• latw-65-1
    Strainer. (Courtesy of the Vedat Nedim Tör Museum, Istanbul)

    Strainer

    Date
    Ca. mid-6th c BC, Lydian
    Museum
    Manisa, Archaeological and Ethnographic Museum, 6543
    Museum Inventory No.
    6543
    Sardis or Museum Inv. No.
    P84.107
    Material
    Ceramic
    Object Type
    Pottery
    Pottery Shape
    Strainer
    Pottery Ware
    Lydian Painted - Banded / Waveline
    Pottery Attribution
    Site
    Sardis
    Sector
    MMS
    Trench
    MMS-I 84.1
    Locus
    MMS-I 84.1 Locus 34
    Description
    Large strainer with three handles. Wide flaring lip, bowl-like perforated central strainer, which is pierced from the outside with holes. Score marks on exterior guided placement of holes. Three horizontal handles, circular in section, with flat lug-like join to rim. Concentric bands of thin orange red slip over entire interior and exterior and on handles. Complete except for one handle (broken and missing in antiquity? restored in plaster).
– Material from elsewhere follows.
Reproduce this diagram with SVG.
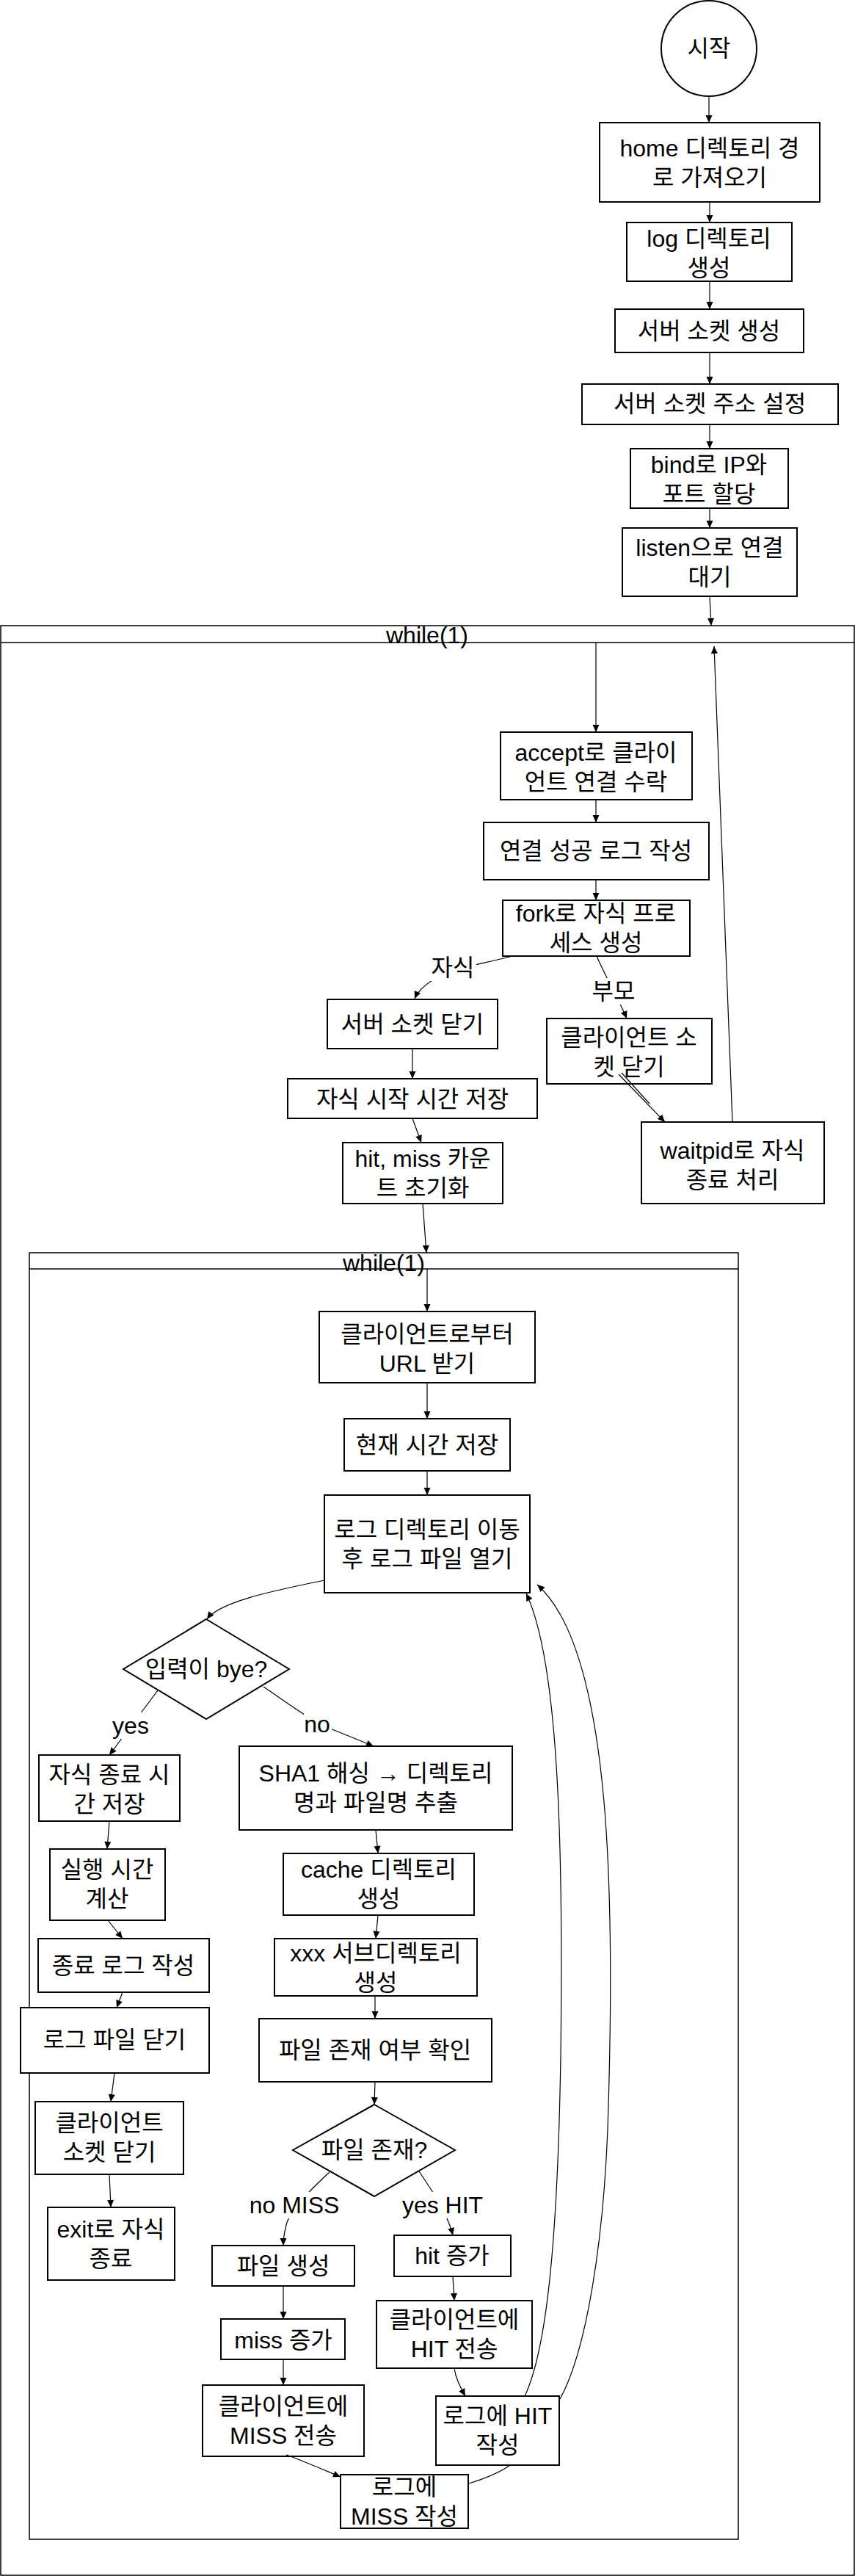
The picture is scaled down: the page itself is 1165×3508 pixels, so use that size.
<svg xmlns="http://www.w3.org/2000/svg" width="1165" height="3508" viewBox="0 0 1165 3508">
<style>
.n{fill:#fff;stroke:#000;stroke-width:2}
.f{fill:none;stroke:#000;stroke-width:1.5}
.t{font-family:"Liberation Sans","Noto Sans CJK KR",sans-serif;font-size:32px;fill:#000;text-anchor:middle}
.e{fill:none;stroke:#000;stroke-width:1.2;marker-end:url(#arr)}
.en{fill:none;stroke:#000;stroke-width:1.2}
.lb{fill:#fff;stroke:none}
</style>
<defs>
<marker id="arr" viewBox="0 0 10 10" refX="10" refY="5" markerWidth="11" markerHeight="10" markerUnits="userSpaceOnUse" orient="auto"><path d="M0,0.5 L10,5 L0,9.5 z" fill="#000"/></marker>
</defs>
<rect width="1165" height="3508" fill="#fff"/>

<g id="outer-loop">
<rect class="f" x="1" y="852" width="1163" height="2655"/>
<line class="f" x1="1" y1="875" x2="1164" y2="875"/>
<text class="t" x="582" y="876">while(1)</text>
</g>
<g id="inner-loop">
<rect class="f" x="40" y="1706" width="966" height="1752"/>
<line class="f" x1="40" y1="1728" x2="1006" y2="1728"/>
<text class="t" x="523" y="1731">while(1)</text>
</g>

<g id="start"><circle class="n" cx="966" cy="66" r="65" stroke-width="1.2"/><text class="t" x="966" y="77">시작</text></g>
<g id="home"><rect class="n" x="817" y="167" width="300" height="108"/><text class="t" x="967" y="213">home 디렉토리 경</text><text class="t" x="967" y="253">로 가져오기</text></g>
<g id="logdir"><rect class="n" x="854" y="303" width="225" height="80"/><text class="t" x="966" y="336">log 디렉토리</text><text class="t" x="966" y="376">생성</text></g>
<g id="sock"><rect class="n" x="838" y="421" width="257" height="59"/><text class="t" x="966" y="462">서버 소켓 생성</text></g>
<g id="addr"><rect class="n" x="793" y="523" width="349" height="55"/><text class="t" x="967" y="561">서버 소켓 주소 설정</text></g>
<g id="bind"><rect class="n" x="859" y="611" width="215" height="81"/><text class="t" x="966" y="644">bind로 IP와</text><text class="t" x="966" y="684">포트 할당</text></g>
<g id="listen"><rect class="n" x="848" y="719" width="238" height="93"/><text class="t" x="967" y="757">listen으로 연결</text><text class="t" x="967" y="797">대기</text></g>

<g id="accept"><rect class="n" x="682" y="997" width="261" height="92"/><text class="t" x="812" y="1036">accept로 클라이</text><text class="t" x="812" y="1076">언트 연결 수락</text></g>
<g id="connlog"><rect class="n" x="659" y="1120" width="307" height="78"/><text class="t" x="812" y="1170">연결 성공 로그 작성</text></g>
<g id="fork"><rect class="n" x="685" y="1226" width="255" height="76"/><text class="t" x="812" y="1255">fork로 자식 프로</text><text class="t" x="812" y="1295">세스 생성</text></g>
<g id="closesrv"><rect class="n" x="446" y="1361" width="232" height="67"/><text class="t" x="562" y="1406">서버 소켓 닫기</text></g>
<g id="closecli-p"><rect class="n" x="745" y="1387" width="225" height="89"/><text class="t" x="857" y="1424">클라이언트 소</text><text class="t" x="857" y="1464">켓 닫기</text></g>
<g id="waitpid"><rect class="n" x="874" y="1528" width="249" height="111"/><text class="t" x="998" y="1578">waitpid로 자식</text><text class="t" x="998" y="1618">종료 처리</text></g>
<g id="childstart"><rect class="n" x="392" y="1469" width="340" height="54"/><text class="t" x="562" y="1508">자식 시작 시간 저장</text></g>
<g id="hitmiss"><rect class="n" x="467" y="1556" width="218" height="83"/><text class="t" x="576" y="1589">hit, miss 카운</text><text class="t" x="576" y="1629">트 초기화</text></g>

<g id="url"><rect class="n" x="435" y="1786" width="294" height="97"/><text class="t" x="582" y="1828">클라이언트로부터</text><text class="t" x="582" y="1868">URL 받기</text></g>
<g id="now"><rect class="n" x="469" y="1932" width="226" height="71"/><text class="t" x="582" y="1979">현재 시간 저장</text></g>
<g id="openlog"><rect class="n" x="442" y="2036" width="280" height="133"/><text class="t" x="582" y="2094">로그 디렉토리 이동</text><text class="t" x="582" y="2134">후 로그 파일 열기</text></g>
<g id="isbye"><polygon class="n" points="281,2205 394,2273 281,2341 168,2273"/><text class="t" x="281" y="2284">입력이 bye?</text></g>
<g id="childend"><rect class="n" x="53" y="2390" width="192" height="90"/><text class="t" x="149" y="2428">자식 종료 시</text><text class="t" x="149" y="2468">간 저장</text></g>
<g id="sha1"><rect class="n" x="326" y="2378" width="372" height="114"/><text class="t" x="512" y="2426">SHA1 해싱 → 디렉토리</text><text class="t" x="512" y="2466">명과 파일명 추출</text></g>
<g id="runtime"><rect class="n" x="68" y="2518" width="157" height="97"/><text class="t" x="146" y="2557">실행 시간</text><text class="t" x="146" y="2597">계산</text></g>
<g id="cache"><rect class="n" x="386" y="2524" width="260" height="84"/><text class="t" x="516" y="2557">cache 디렉토리</text><text class="t" x="516" y="2597">생성</text></g>
<g id="endlog"><rect class="n" x="52" y="2640" width="233" height="73"/><text class="t" x="168" y="2688">종료 로그 작성</text></g>
<g id="closelog"><rect class="n" x="28" y="2734" width="257" height="89"/><text class="t" x="156" y="2789">로그 파일 닫기</text></g>
<g id="closecli-c"><rect class="n" x="48" y="2862" width="202" height="99"/><text class="t" x="149" y="2902">클라이언트</text><text class="t" x="149" y="2942">소켓 닫기</text></g>
<g id="exit"><rect class="n" x="65" y="3006" width="173" height="99"/><text class="t" x="151" y="3047">exit로 자식</text><text class="t" x="151" y="3087">종료</text></g>
<g id="subdir"><rect class="n" x="374" y="2640" width="276" height="78"/><text class="t" x="512" y="2671">xxx 서브디렉토리</text><text class="t" x="512" y="2711">생성</text></g>
<g id="exists"><rect class="n" x="353" y="2749" width="317" height="86"/><text class="t" x="511" y="2803">파일 존재 여부 확인</text></g>
<g id="isfile"><polygon class="n" points="510,2866 620,2928 510,2991 399,2928"/><text class="t" x="510" y="2939">파일 존재?</text></g>
<g id="mkfile"><rect class="n" x="289" y="3058" width="194" height="55"/><text class="t" x="386" y="3097">파일 생성</text></g>
<g id="hitinc"><rect class="n" x="537" y="3044" width="159" height="56"/><text class="t" x="616" y="3083">hit 증가</text></g>
<g id="missinc"><rect class="n" x="301" y="3158" width="169" height="55"/><text class="t" x="386" y="3198">miss 증가</text></g>
<g id="sendmiss"><rect class="n" x="276" y="3248" width="220" height="97"/><text class="t" x="386" y="3288">클라이언트에</text><text class="t" x="386" y="3328">MISS 전송</text></g>
<g id="sendhit"><rect class="n" x="513" y="3133" width="212" height="92"/><text class="t" x="619" y="3170">클라이언트에</text><text class="t" x="619" y="3210">HIT 전송</text></g>
<g id="loghit"><rect class="n" x="594" y="3263" width="168" height="94"/><text class="t" x="678" y="3301">로그에 HIT</text><text class="t" x="678" y="3341">작성</text></g>
<g id="logmiss"><rect class="n" x="464" y="3370" width="174" height="73"/><text class="t" x="551" y="3398">로그에</text><text class="t" x="551" y="3438">MISS 작성</text></g>

<g id="connectors">
<path class="e" d="M966,131 L966,167"/>
<path class="e" d="M967,275 L967,303"/>
<path class="e" d="M967,383 L967,421"/>
<path class="e" d="M967,480 L967,523"/>
<path class="e" d="M967,578 L967,611"/>
<path class="e" d="M967,692 L967,719"/>
<path class="e" d="M967,812 L969,852"/>
<path class="e" d="M812,875 L812,997"/>
<path class="e" d="M812,1089 L812,1120"/>
<path class="e" d="M812,1198 L812,1226"/>
<path class="e" d="M698,1302 C660,1312 622,1318 605,1326 C585,1336 570,1348 565,1360"/>
<path class="e" d="M813,1302 C825,1330 845,1365 854,1387"/>
<path class="e" d="M843,1463 L906,1528"/>
<path class="en" d="M847,1461 L885,1503"/>
<path class="e" d="M998,1528 L973,880" stroke-width="2"/>
<path class="e" d="M562,1428 L562,1469"/>
<path class="e" d="M562,1523 L574,1556"/>
<path class="e" d="M576,1639 L581,1706"/>
<path class="e" d="M582,1728 L582,1786"/>
<path class="e" d="M582,1883 L582,1932"/>
<path class="e" d="M582,2003 L582,2036"/>
<path class="e" d="M442,2152 C380,2165 300,2180 282,2205"/>
<path class="e" d="M215,2302 L149,2390"/>
<path class="e" d="M359,2297 C390,2318 420,2340 440,2350 C470,2362 495,2372 509,2378"/>
<path class="e" d="M149,2480 L146,2518"/>
<path class="e" d="M512,2492 L515,2524"/>
<path class="e" d="M147,2615 L167,2640"/>
<path class="e" d="M167,2713 L159,2734"/>
<path class="e" d="M156,2823 L151,2862"/>
<path class="e" d="M149,2961 L151,3006"/>
<path class="e" d="M515,2608 L512,2640"/>
<path class="e" d="M511,2718 L511,2749"/>
<path class="e" d="M511,2835 L510,2866"/>
<path class="e" d="M449,2958 C420,2985 395,3010 390,3030 C386,3045 386,3052 386,3058"/>
<path class="e" d="M571,2957 C590,2985 610,3015 617,3044"/>
<path class="e" d="M386,3113 L386,3158"/>
<path class="e" d="M386,3213 L386,3248"/>
<path class="e" d="M617,3100 L619,3133"/>
<path class="e" d="M619,3225 C621,3240 628,3252 634,3263"/>
<path class="e" d="M390,3343 C410,3350 440,3363 464,3373"/>
<path class="e" d="M715,3263 C745,3200 760,3050 764,2800 C768,2500 760,2260 717,2170"/>
<path class="en" d="M639,3382 C655,3377 680,3368 695,3357"/>
<path class="e" d="M763,3267 C800,3200 822,3050 828,2900 C838,2600 836,2250 732,2158"/>
<rect class="lb" x="585" y="1300" width="64" height="36"/>
<text class="t" x="617" y="1329">자식</text>
<rect class="lb" x="804" y="1332" width="64" height="36"/>
<text class="t" x="836" y="1361">부모</text>
<rect class="lb" x="154" y="2332" width="50" height="36"/>
<text class="t" x="178" y="2361">yes</text>
<rect class="lb" x="414" y="2330" width="38" height="36"/>
<text class="t" x="432" y="2359">no</text>
<rect class="lb" x="337" y="2985" width="128" height="36"/>
<text class="t" x="401" y="3014">no MISS</text>
<rect class="lb" x="546" y="2985" width="114" height="36"/>
<text class="t" x="603" y="3014">yes HIT</text>
</g>
</svg>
Diameter 0.355 m, thickness 0.008 m.
    Comments
    From a Lydian house destroyed in the mid-sixth century BC (Area 1, with Nos. 16, 62, 64, 66, 68, 72, 73, 75, 81, 87, 88, 96, 97, 100, 102, 103, 137, 138), together with two cooking pots, and stand No. 62. A strainer was found in Tomb 43 at Sardis (New York, Metropolitan Museum of Art inv. 14.30.10, Butler 1922, 79).
    See Also
    Cahill, “City of Sardis”; Greenewalt, “Bon Appetit”; Cahill, “Persian Sack”.
    Bibliography
    Greenewalt et al. 1988, 28, fig. 11.